Saturday, July 30, 2011

"The truth does not change according to our ability to stomach it," and other quotes from Flannery O'Connor

Flannery O'Connor (March 25, 1925 – August 3, 1964) was an American novelist, short-story writer and essayist. An important voice in American literature, O'Connor wrote two novels and 32 short stories, as well as a number of reviews and commentaries. She was a Southern writer who often wrote in a Southern Gothic style and relied heavily on regional settings and grotesque characters. O'Connor's writing also reflected her Catholic faith, and frequently examined questions of morality and ethics.

Here are some of my favorite quotes from her. Let me know which ones resonate with you.


I am not afraid that the book will be controversial, I'm afraid it will not be controversial.

Anyone who survives childhood has enough material to write for the rest of his or her life.

Our age not only does not have a very sharp eye for the almost imperceptible intrusions of grace, it no longer has much feeling for the nature of the violences which precede and follow them.

I think it is safe to say that while the South is hardly Christ-centered, it is most certainly Christ-haunted.

We lost our innocence in the Fall, and our turn to it is through the Redemption which was brought about by Christ's death and by our slow participation in it. Sentimentality is a skipping of this process in its concrete reality and an early arrival at a mock state of innocence, which strongly suggests its opposite.

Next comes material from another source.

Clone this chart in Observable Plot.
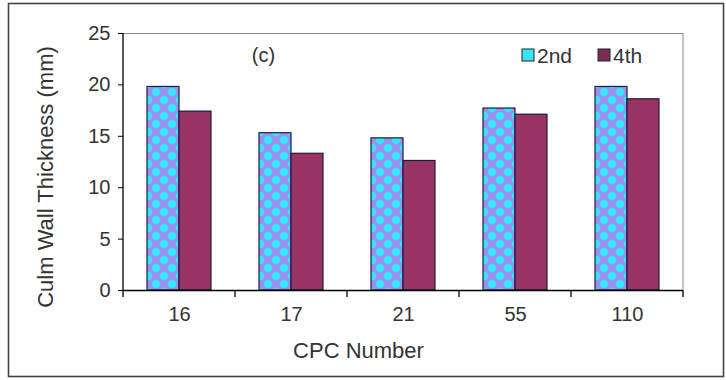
<!DOCTYPE html>
<html>
<head>
<meta charset="utf-8">
<script src="https://cdn.jsdelivr.net/npm/d3@7"></script>
<script src="https://cdn.jsdelivr.net/npm/@observablehq/plot@0.6"></script>
<style>
  html, body { margin: 0; padding: 0; background: #fff; }
  #chart { position: relative; width: 726px; height: 380px; }
  svg { font-family: "Liberation Sans", Arial, sans-serif; }
</style>
</head>
<body>
<div id="chart"></div>
<script>
const categories = ["16", "17", "21", "55", "110"];
const seriesNames = ["2nd", "4th"];
const values2nd = [19.8, 15.3, 14.8, 17.7, 19.8];
const values4th = [17.4, 13.3, 12.6, 17.1, 18.6];
const yTicks = [0, 5, 10, 15, 20, 25];
const yLabel = "Culm Wall Thickness (mm)";
const xLabel = "CPC Number";
const panelLabel = "(c)";

const rows2 = categories.map((c, i) => ({cpc: c, series: "2nd", value: values2nd[i]}));
const rows4 = categories.map((c, i) => ({cpc: c, series: "4th", value: values4th[i]}));

const W = 726, H = 380;
const mL = 123, mR = 43, mT = 33, mB = 90;
const band = (W - mL - mR) / categories.length;
const barW = band * 2 / 7;
const side = (band - 2 * barW) / 2;

const ink = "#333";
const maroon = "#993366";
const edge = "#1c1c3a";

const plot = Plot.plot({
  width: W,
  height: H,
  marginLeft: mL,
  marginRight: mR,
  marginTop: mT,
  marginBottom: mB,
  style: {background: "transparent", color: ink, fontFamily: "Liberation Sans, Arial, sans-serif"},
  x: {domain: categories, padding: 0, axis: null},
  y: {domain: [0, 25], axis: null},
  marks: [
    Plot.ruleY([25], {stroke: "#8a8a8a", strokeWidth: 1}),
    Plot.barY(rows2, {x: "cpc", y: "value", fill: "url(#dots)", stroke: edge, strokeWidth: 1.2,
      insetLeft: side, insetRight: side + barW}),
    Plot.barY(rows4, {x: "cpc", y: "value", fill: maroon, stroke: edge, strokeWidth: 1.2,
      insetLeft: side + barW, insetRight: side}),
    Plot.ruleY([0], {stroke: "#000", strokeWidth: 1.3}),
    Plot.axisY(yTicks, {tickSize: 5, tickPadding: 8, fontSize: 20, stroke: "#000", fill: ink, label: null}),
    Plot.axisX({tickSize: 0, tickPadding: 16, fontSize: 20, fill: ink, label: null}),
    Plot.text([yLabel], {frameAnchor: "left", rotate: -90, dx: -78, dy: 15, fontSize: 22, fill: ink,
      textAnchor: "middle", lineAnchor: "middle", letterSpacing: "1.1px"}),
    Plot.text([xLabel], {frameAnchor: "bottom", dx: -45, dy: 60, fontSize: 22, fill: ink,
      textAnchor: "middle", lineAnchor: "middle"}),
    Plot.text([panelLabel], {frameAnchor: "top-left", dx: 140, dy: 22, fontSize: 20, fill: ink,
      textAnchor: "middle", lineAnchor: "middle"})
  ]
});

const svg = d3.select(plot);
const defs = svg.insert("defs", ":first-child");
const pat = defs.append("pattern").attr("id", "dots").attr("patternUnits", "userSpaceOnUse")
  .attr("width", 16).attr("height", 16);
pat.append("rect").attr("width", 16).attr("height", 16).attr("fill", "#9a90f0");
[[4, 4], [12, 12], [-4, 12], [20, 4]].forEach(([cx, cy]) =>
  pat.append("circle").attr("cx", cx).attr("cy", cy).attr("r", 4.3).attr("fill", "#38e4fb"));

const xs = plot.scale("x");
const ys = plot.scale("y");
const x0 = xs.range[0], x1 = xs.range[1];
const y0 = ys.apply(0), yTop = ys.apply(25);

const g = svg.append("g");
g.append("line").attr("x1", x1).attr("x2", x1).attr("y1", yTop).attr("y2", y0)
  .attr("stroke", "#8a8a8a").attr("stroke-width", 1);
g.append("line").attr("x1", x0).attr("x2", x0).attr("y1", yTop).attr("y2", y0)
  .attr("stroke", "#000").attr("stroke-width", 1.3);
const bounds = categories.map(c => xs.apply(c)).concat([x1]);
g.selectAll("line.bt").data(bounds).join("line").attr("class", "bt")
  .attr("x1", d => d).attr("x2", d => d).attr("y1", y0).attr("y2", y0 + 7)
  .attr("stroke", "#000").attr("stroke-width", 1.3);

// legend
const leg = g.append("g").attr("font-size", 21).attr("fill", ink).attr("text-anchor", "start");
const legItems = [
  {name: seriesNames[0], fill: "#35e6fb", x: 522},
  {name: seriesNames[1], fill: "#7a2e55", x: 598}
];
legItems.forEach(it => {
  leg.append("rect").attr("x", it.x).attr("y", 49).attr("width", 12).attr("height", 12)
    .attr("fill", it.fill).attr("stroke", "#222").attr("stroke-width", 1);
  leg.append("text").attr("x", it.x + 15).attr("y", 63).attr("text-anchor", "start").text(it.name);
});

svg.append("rect").attr("x", 8.5).attr("y", 3.5).attr("width", 715).attr("height", 373)
  .attr("fill", "none").attr("stroke", "#444").attr("stroke-width", 1.6);

document.getElementById("chart").appendChild(plot);
</script>
</body>
</html>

The basis of art is truth, both in matter and in mode.

Where you come from is gone, where you thought you were going to never was there, and where you are is no good unless you can get away from it.

There was already a deep black wordless conviction in him that the way to avoid Jesus was to avoid sin.

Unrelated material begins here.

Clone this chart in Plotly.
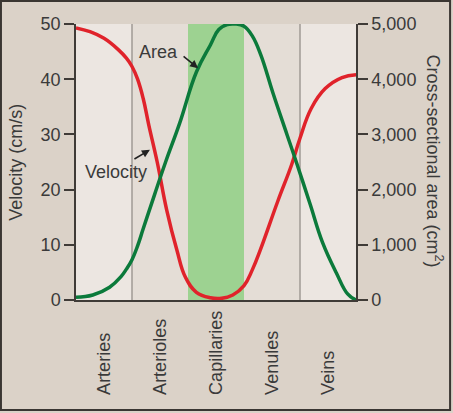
import plotly.graph_objects as go

# section positions along the vessel path (one unit per vessel type)
vessels = ["Arteries", "Arterioles", "Capillaries", "Venules", "Veins"]
vessel_centers = [0.5, 1.5, 2.5, 3.5, 4.5]

# velocity of blood flow (cm/s)
vel_x = [0.0, 0.25, 0.5, 0.75, 0.9, 1.0, 1.1, 1.2, 1.3, 1.45, 1.62, 1.8, 1.95, 2.15, 2.4,
         2.6, 2.8, 3.0, 3.15, 3.3, 3.6, 3.85, 4.0, 4.2, 4.45, 4.75, 5.0]
vel_y = [49.3, 48.6, 47.4, 45.4, 43.8, 42.3, 40.0, 36.5, 31.7, 25.0, 16.3, 9.1, 4.2, 1.4, 0.4,
         0.3, 0.9, 2.6, 5.5, 9.3, 17.8, 24.5, 29.3, 34.7, 38.3, 40.3, 40.8]

# total cross-sectional area (cm^2)
area_x = [0.0, 0.3, 0.6, 0.8, 0.9, 1.0, 1.1, 1.2, 1.4, 1.6, 1.85, 2.15, 2.4, 2.55, 2.7, 2.84,
          3.0, 3.15, 3.3, 3.52, 3.77, 3.95, 4.18, 4.4, 4.65, 4.85, 5.0]
area_y = [50, 90, 230, 420, 560, 730, 980, 1290, 1900, 2500, 3200, 4130, 4620, 4900, 4990, 5000,
          4960, 4780, 4440, 3740, 2990, 2450, 1740, 1050, 490, 110, 0]

vel_ticks = [0, 10, 20, 30, 40, 50]
area_ticks = [0, 1000, 2000, 3000, 4000, 5000]

FONT = "Liberation Sans, Arial, sans-serif"
TXT = "#3a3a3a"

fig = go.Figure()
fig.add_trace(go.Scatter(x=vel_x, y=vel_y, mode="lines",
                         line=dict(color="#e0232b", width=3.5, shape="spline", smoothing=1.2),
                         yaxis="y"))
fig.add_trace(go.Scatter(x=area_x, y=area_y, mode="lines",
                         line=dict(color="#0b7a3b", width=3.5, shape="spline", smoothing=1.2),
                         yaxis="y2"))

# section backgrounds
section_fill = ["#ece6e1", "#e4ddd6", "#9dd291", "#e4ddd6", "#ece6e1"]
shapes = []
for i, c in enumerate(section_fill):
    shapes.append(dict(type="rect", xref="x", yref="paper", x0=i, x1=i + 1, y0=0, y1=1,
                       fillcolor=c, line_width=0, layer="below"))
for xs in [1, 4]:
    shapes.append(dict(type="line", xref="x", yref="paper", x0=xs, x1=xs, y0=0, y1=1,
                       line=dict(color="#a09a94", width=1.5), layer="below"))
# outer frame
shapes.append(dict(type="rect", xref="paper", yref="paper", x0=-0.268, x1=1.336,
                   y0=-0.399, y1=1.083, line=dict(color="#3a3632", width=2)))

annotations = []
for name, cx in zip(vessels, vessel_centers):
    annotations.append(dict(x=cx, y=-0.351, xref="x", yref="paper", text=name,
                            textangle=-90, showarrow=False, xanchor="center", yanchor="bottom",
                            font=dict(family=FONT, size=18, color=TXT)))
annotations += [
    dict(x=-0.215, y=0.5, xref="paper", yref="paper", text="Velocity (cm/s)", textangle=-90,
         showarrow=False, xanchor="center", yanchor="middle",
         font=dict(family=FONT, size=18, color=TXT)),
    dict(x=1.279, y=0.505, xref="paper", yref="paper", text="Cross-sectional area (cm<sup>2</sup>)",
         textangle=90, showarrow=False, xanchor="center", yanchor="middle",
         font=dict(family=FONT, size=18, color=TXT)),
    dict(x=1.48, y=44.9, xref="x", yref="y", text="Area", showarrow=False,
         font=dict(family=FONT, size=18, color=TXT)),
    dict(x=0.71, y=23.2, xref="x", yref="y", text="Velocity", showarrow=False,
         font=dict(family=FONT, size=18, color=TXT)),
    dict(x=2.18, y=42.0, xref="x", yref="y", text="", showarrow=True, ax=-16, ay=-13,
         arrowhead=2, arrowsize=1, arrowwidth=1.6, arrowcolor="#222", standoff=0),
    dict(x=1.32, y=27.2, xref="x", yref="y", text="", showarrow=True, ax=-17, ay=10,
         arrowhead=2, arrowsize=1, arrowwidth=1.6, arrowcolor="#222", standoff=0),
]

axis_font = dict(family=FONT, size=18, color=TXT)
fig.update_layout(
    width=453, height=413,
    margin=dict(l=76, r=97, t=24, b=113),
    paper_bgcolor="#dbd2c8", plot_bgcolor="#ece6e1",
    showlegend=False,
    xaxis=dict(range=[0, 5], showticklabels=False, ticks="", showgrid=False, zeroline=False,
               showline=True, linecolor="#3f3b37", linewidth=1.5, automargin=False),
    yaxis=dict(range=[0, 50], tickvals=vel_ticks, ticks="outside", ticklen=10, tickwidth=1.5,
               tickcolor="#3f3b37", showgrid=False, zeroline=False, showline=True,
               linecolor="#3f3b37", linewidth=1.5, tickfont=axis_font, automargin=False),
    yaxis2=dict(range=[0, 5000], tickvals=area_ticks, tickformat=",", overlaying="y",
                side="right", ticks="outside", ticklen=10, tickwidth=1.5, tickcolor="#3f3b37",
                showgrid=False, zeroline=False, showline=True, linecolor="#3f3b37",
                linewidth=1.5, tickfont=axis_font, automargin=False),
    shapes=shapes,
    annotations=annotations,
)

# the page's default body margin would shift the figure
fig.write_html("out.html", config={"displayModeBar": False},
               post_script="document.body.style.margin='0px';")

If you live today, you breath in nihilism ... it's the gas you breathe. If I hadn't had the Church to fight it with or to tell me the necessity of fighting it, I would be the stinkingest logical positivist you ever saw right now.

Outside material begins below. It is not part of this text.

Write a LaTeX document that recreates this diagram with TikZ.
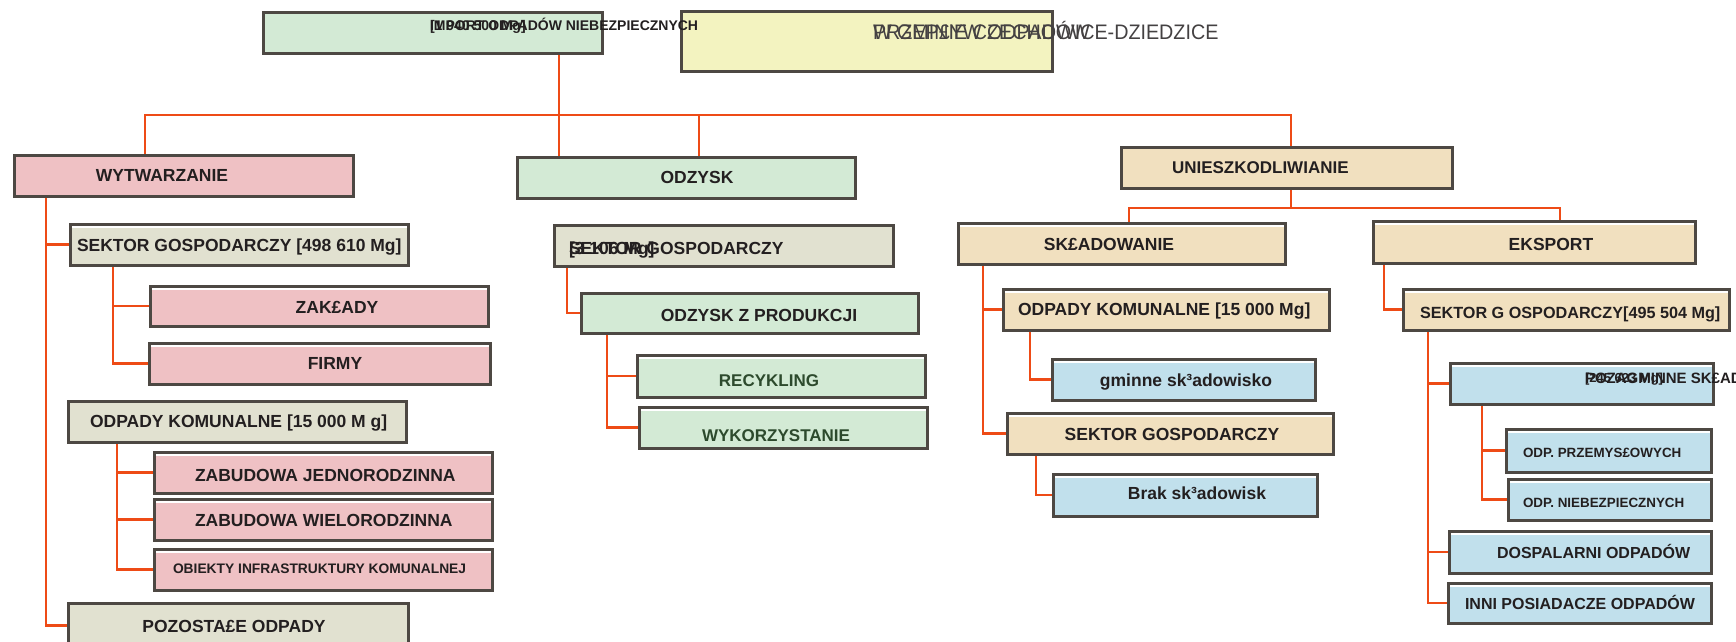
\documentclass[tikz,border=0pt]{standalone}
\usepackage{fontspec}
\setmainfont{Liberation Sans}
\usepackage{graphicx}
\definecolor{cgreen}{HTML}{D3EAD5}
\definecolor{cpink}{HTML}{EFC1C4}
\definecolor{cbeige}{HTML}{F1E0BF}
\definecolor{cgray}{HTML}{E1E1D0}
\definecolor{cblue}{HTML}{C1E0EC}
\definecolor{cyellow}{HTML}{F3F3C0}
\definecolor{bordc}{HTML}{4D4843}
\definecolor{conc}{HTML}{EE4B16}
\definecolor{txtc}{HTML}{231F20}
\definecolor{pixg}{HTML}{2D4A2D}
\tikzset{
  box/.style={draw=bordc, line width=3pt, inner sep=0pt, outer sep=0pt, anchor=north west},
  hl/.style={path picture={\draw[white,line width=2.5pt] ([yshift=-3pt]path picture bounding box.north west) -- ([yshift=-3pt]path picture bounding box.north east);}},
  con/.style={draw=conc, line width=2.8pt},
  lb/.style={inner sep=0pt, outer sep=0pt, text=txtc, anchor=base, yshift={-0.358*#1}, font=\bfseries\fontsize{#1}{#1}\selectfont},
  lb/.default=17.5,
  lbw/.style={lb=#1, anchor=base west},
  lbw/.default=17.5,
  rg/.style={inner sep=0pt, outer sep=0pt, text=txtc!85, anchor=base west, yshift={-0.358*21}, font=\fontsize{21}{21}\selectfont},
}
\newcommand\bx[7][]{\node[box,fill=#3,minimum width={#6-#4},minimum height={#7-#5},#1] (#2) at (#4,#5) {};}
\newcommand\allboxes{%
\bx{imp}{cgreen}{263}{12}{602}{53}
\bx{yel}{cyellow}{681}{11}{1052}{71}
\bx{wyt}{cpink}{14}{155}{353}{196}
\bx{odz}{cgreen}{517}{157}{855}{198}
\bx{uni}{cbeige}{1121}{147}{1452}{188}
\bx[hl]{wsek}{cgray}{70}{224}{408}{265}
\bx[hl]{zak}{cpink}{150}{286}{488}{326}
\bx[hl]{fir}{cpink}{149}{343}{490}{384}
\bx{wkom}{cgray}{68}{401}{406}{442}
\bx[hl]{jed}{cpink}{154}{452}{492}{493}
\bx[hl]{wie}{cpink}{154}{499}{492}{540}
\bx[hl]{obi}{cpink}{154}{549}{492}{590}
\bx{poz}{cgray}{68}{603}{408}{648}
\bx{osek}{cgray}{554}{225}{893}{266}
\bx{oprod}{cgreen}{581}{293}{918}{333}
\bx[hl]{rec}{cgreen}{637}{355}{925}{397}
\bx[hl]{wyk}{cgreen}{639}{407}{927}{448}
\bx[hl]{skl}{cbeige}{958}{223}{1285}{264}
\bx[hl]{eks}{cbeige}{1373}{221}{1695}{263}
\bx[hl]{ukom}{cbeige}{1003}{289}{1329}{330}
\bx[hl]{gmi}{cblue}{1052}{359}{1315}{400}
\bx[hl]{usek}{cbeige}{1007}{413}{1333}{454}
\bx[hl]{brak}{cblue}{1053}{474}{1317}{516}
\bx[hl]{esek}{cbeige}{1403}{289}{1729}{330}
\bx[hl]{poza}{cblue}{1450}{363}{1713}{404}
\bx[hl]{prz}{cblue}{1506}{429}{1711}{472}
\bx[hl]{nie}{cblue}{1508}{479}{1711}{520}
\bx[hl]{dosp}{cblue}{1449}{531}{1711}{573}
\bx[hl]{inni}{cblue}{1448}{583}{1711}{623}}
\begin{document}
\begin{tikzpicture}[x=1pt,y=-1pt]
\useasboundingbox (0,0) rectangle (1736,641);
\clip (0,0) rectangle (1736,641);
\fill[white] (0,0) rectangle (1736,641);

% boxes first, so that connectors can refer to them
\allboxes

% ---------- connectors ----------
\coordinate (bar) at (0,115);
\coordinate (ubar) at (0,208);
\coordinate (impd) at ([xshift=296pt]imp.south west);
\coordinate (wytt) at ([xshift=131pt]wyt.north west);
\coordinate (odzt) at ([xshift=182pt]odz.north west);
\coordinate (unit) at ([xshift=170pt]uni.north west);
\coordinate (unib) at ([xshift=170pt]uni.south west);
\coordinate (sklt) at ([xshift=171pt]skl.north west);
\coordinate (ekst) at ([xshift=187pt]eks.north west);
\coordinate (wv) at ([xshift=32pt]wyt.south west);
\coordinate (wsv) at ([xshift=43pt]wsek.south west);
\coordinate (wkv) at ([xshift=49pt]wkom.south west);
\coordinate (osv) at ([xshift=13pt]osek.south west);
\coordinate (opv) at ([xshift=26pt]oprod.south west);
\coordinate (sv) at ([xshift=25pt]skl.south west);
\coordinate (ukv) at ([xshift=27pt]ukom.south west);
\coordinate (usv) at ([xshift=29pt]usek.south west);
\coordinate (ev) at ([xshift=11pt]eks.south west);
\coordinate (esv) at ([xshift=25pt]esek.south west);
\coordinate (pzv) at ([xshift=32pt]poza.south west);

\begin{scope}[con]
\draw (impd) -- (impd |- odz.north);
\draw (wytt) |- (unit |- bar) -- (unit);
\draw (odzt) -- (odzt |- bar);
\draw (unib) -- (unib |- ubar);
\draw (sklt) |- (ekst |- ubar) -- (ekst);
\draw (wv) |- (wsek.west);
\draw (wv) |- (poz.west);
\draw (wsv) |- (zak.west);
\draw (wsv) |- (fir.west);
\draw (wkv) |- (jed.west);
\draw (wkv) |- (wie.west);
\draw (wkv) |- (obi.west);
\draw (osv) |- (oprod.west);
\draw (opv) |- (rec.west);
\draw (opv) |- (wyk.west);
\draw (sv) |- (ukom.west);
\draw (sv) |- (usek.west);
\draw (ukv) |- (gmi.west);
\draw (usv) |- (brak.west);
\draw (ev) |- (esek.west);
\draw (esv) |- (poza.west);
\draw (esv) |- (dosp.west);
\draw (esv) |- (inni.west);
\draw (pzv) |- (prz.west);
\draw (pzv) |- (nie.west);
\end{scope}

% boxes again, over the connector ends
\allboxes

% ---------- texts ----------
\node[rg] (t-yel1) at (873,32) {\scalebox{0.94}[1]{W GMINIE CZECHOWICE-DZIEDZICE}};
\node[rg] (t-yel2) at (873,32) {\scalebox{0.94}[1]{PRZEP£YW ODPADÓW}};
\node[lbw=14] (t-imp1) at (430,25) {IMPORT ODPADÓW NIEBEZPIECZNYCH};
\node[lbw=14] (t-imp2) at (430,25) {[1 940 500 Mg]};

\node[lb] (t-wyt) at (162,175) {WYTWARZANIE};
\node[lb] (t-odz) at (697,177) {ODZYSK};
\node[lbw=17] (t-uni) at (1172,167) {UNIESZKODLIWIANIE};

\node[lbw] (t-wsek) at (77,245) {SEKTOR GOSPODARCZY [498 610 Mg]};
\node[lb] (t-zak) at (337,307) {ZAK£ADY};
\node[lb] (t-fir) at (335,363) {FIRMY};
\node[lbw] (t-wkom) at (90,421) {ODPADY KOMUNALNE [15 000 M g]};
\node[lbw] (t-jed) at (195,475) {ZABUDOWA JEDNORODZINNA};
\node[lbw] (t-wie) at (195,520) {ZABUDOWA WIELORODZINNA};
\node[lbw=13.8] (t-obi) at (173,569) {OBIEKTY INFRASTRUKTURY KOMUNALNEJ};
\node[lb] (t-poz) at (234,626) {POZOSTA£E ODPADY};

\node[lbw] (t-osek1) at (569,248) {SEKTOR GOSPODARCZY};
\node[lbw] (t-osek2) at (569,248) {[3 106 Mg]};
\node[lb] (t-oprod) at (759,315) {ODZYSK Z PRODUKCJI};
\node[lb=17, text=pixg] (t-rec) at (769,380) {RECYKLING};
\node[lb=17, text=pixg] (t-wyk) at (776,435) {WYKORZYSTANIE};

\node[lb] (t-skl) at (1109,244) {SK£ADOWANIE};
\node[lb] (t-eks) at (1551,244) {EKSPORT};
\node[lbw] (t-ukom) at (1018,309) {ODPADY KOMUNALNE [15 000 Mg]};
\node[lb] (t-gmi) at (1186,380) {gminne sk³adowisko};
\node[lb] (t-usek) at (1172,434) {SEKTOR GOSPODARCZY};
\node[lb] (t-brak) at (1197,493) {Brak sk³adowisk};

\node[lbw=16.2] (t-esek) at (1420,313) {SEKTOR G OSPODARCZY[495 504 Mg]};
\node[lbw=15] (t-poza1) at (1585,378) {POZAGMINNE SK£ADOWISKA};
\node[lbw=13] (t-poza2) at (1585,378) {[245 623 Mg]};
\node[lbw=13.4] (t-prz) at (1523,453) {ODP. PRZEMYS£OWYCH};
\node[lbw=13.4] (t-nie) at (1523,503) {ODP. NIEBEZPIECZNYCH};
\node[lbw=16] (t-dosp) at (1497,553) {DOSPALARNI ODPADÓW};
\node[lbw=16] (t-inni) at (1465,604) {INNI POSIADACZE ODPADÓW};
\end{tikzpicture}
\end{document}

You shall know the truth and the truth shall make you odd.

All my stories are about the action of grace on a character who is not very willing to support it, but most people think of these stories as hard, hopeless and brutal.

I come from a family where the only emotion respectable to show is irritation. In some this tendency produces hives, in others literature, in me both.

Only if we are secure in our beliefs can we see the comical side of the universe.

Most of us have learned to be dispassionate about evil, to look it in the face and find, as often as not, our own grinning reflections with which we do not argue, but good is another matter. Few have stared at that long enough to accept that its face too is grotesque, that in us the good is something under construction. The modes of evil usually receive worthy expression. The modes of good have to be satisfied with a cliche or a smoothing down that will soften their real look.

To expect too much is to have a sentimental view of life and this is a softness that ends in bitterness.

Where is there a place for you to be? No place... Nothing outside you can give you any place... In yourself right now is all the place you've got.

The operation of the Church is entirely set up for the sinner; which creates much misunderstanding among the smug.

At its best our age is an age of searchers and discoverers, and at its worst, an age that has domesticated despair and learned to live with it happily.

Conviction without experience makes for harshness.

People without hope not only don't write novels, but what is more to the point, they don't read them.

When there is a tendency to compartmentalize the spiritual and make it resident in a certain type of life only, the spiritual is apt gradually to be lost.

Faith is what someone knows to be true, whether they believe it or not.

I use the grotesque the way I do because people are deaf and dumb and need help to see and hear.

Art never responds to the wish to make it democratic; it is not for everybody; it is only for those who are willing to undergo the effort needed to understand it.

I have found, in short, from reading my own writing, that my subject in fiction is the action of grace in territory largely held by the devil.

I have also found that what I write is read by an audience which puts little stock either in grace or the devil. You discover your audience at the same time and in the same way that you discover your subject, but it is an added blow.

The truth does not change according to our ability to stomach it.

All human nature vigorously resists grace because grace changes us and the change is painful.

Most of us come to the church by a means the church does not allow.

I think there is no suffering greater than what is caused by the doubts of those who want to believe. I know what torment this is, but I can only see it, in myself anyway, as the process by which faith is deepened. A faith that just accepts is a child's faith and all right for children, but eventually you have to grow religiously as every other way, though some never do.

The greatest dramas naturally involve the salvation or loss of the soul. Where there is no belief in the soul, there is very little drama.

I can, with one eye squinted, take it all as a blessing.